A photograph supplied by the Israeli Government Press Office (GPO) shows U.S. Middle East envoy George Mitchell L) and Israeli Prime Minister Benjamin Netanyahu as they meet in the prime minister's Jerusalem offices on 18 Septemvber 2009. EPA/AVI OHAYON
Speaking after a meeting with Egyptian President Hosny Mubarak in Cairo, Abbas said 'I believe the road is blocked now.
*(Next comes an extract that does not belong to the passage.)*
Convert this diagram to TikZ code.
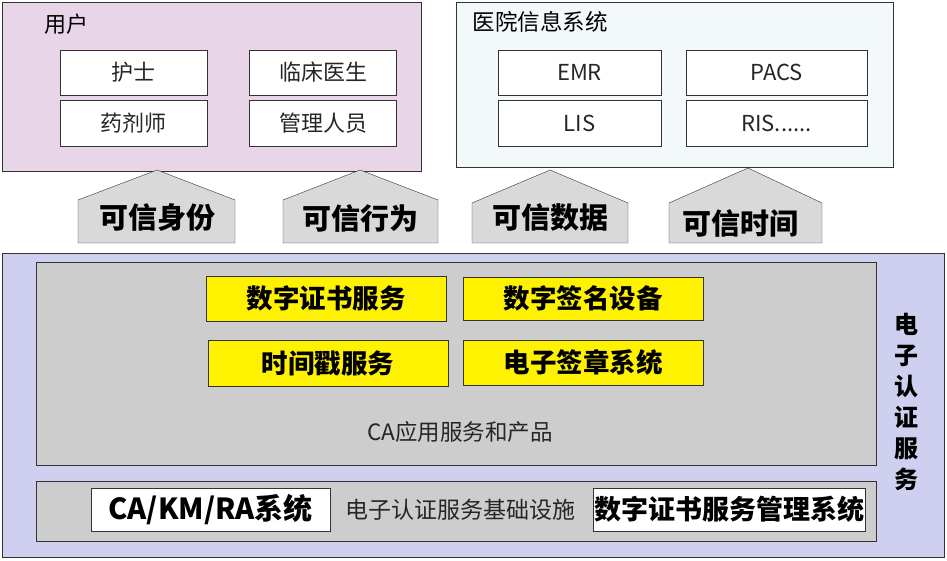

No compromise was achieved.'
Abbas has made a total freeze on Israeli construction in the West Bank a condition for meeting with Israeli Prime Minister Benjamin Netanyahu, who took office nearly six months ago.
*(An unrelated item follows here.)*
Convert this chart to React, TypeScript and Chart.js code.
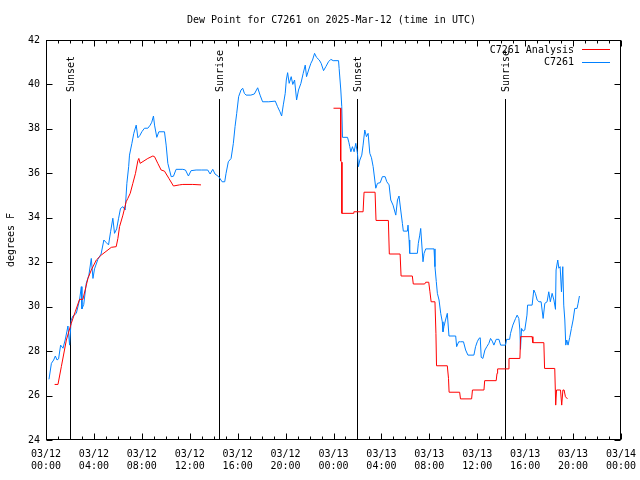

Netanyahu last week said that Israel was willing to consider a temporary halt to construction in Israeli settlements in the West Bank, but that construction in East Jerusalem, which Israel annexed in 1967, would continue.
Mitchell left the region earlier on Friday without giving a statement after exhaustive talks with Netanyahu, Abbas, and the heads of state of Jordan, Lebanon and Egypt over the previous six days.
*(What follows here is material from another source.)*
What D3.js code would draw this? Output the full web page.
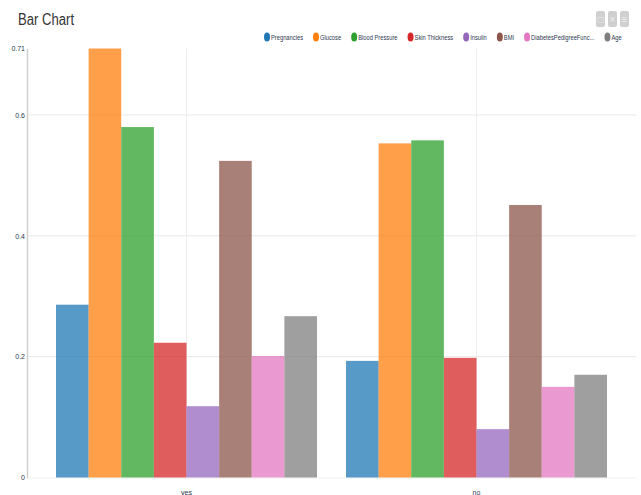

'The United States has asked Israel to abide by the first item in the Road Map, which says that settlements should be halted. But the Israeli government does not want this. So there is no common ground between us,' the Palestinian president said.
The first item in the so-called road map for peace, first proposed by former US president George W Bush in 2002 and subsequently backed by the United Nations, Russia, and the European Union, calls for a freeze on Israeli settlement activity, Palestinian political reform and an end to Palestinian violence.
'Mitchell will continue his efforts to achieve his goal after the end of the UN's General Assembly in New York,' Abbas said.
'(Mitchell) should concentrate on the Israeli side,' Abbas said. 'The Palestinian and Arab side is doing everything it can' to revive peace talks.
Abbas is expected to continue to Jordan to brief King Abdullah on the outcome of his meetings with Mitchell.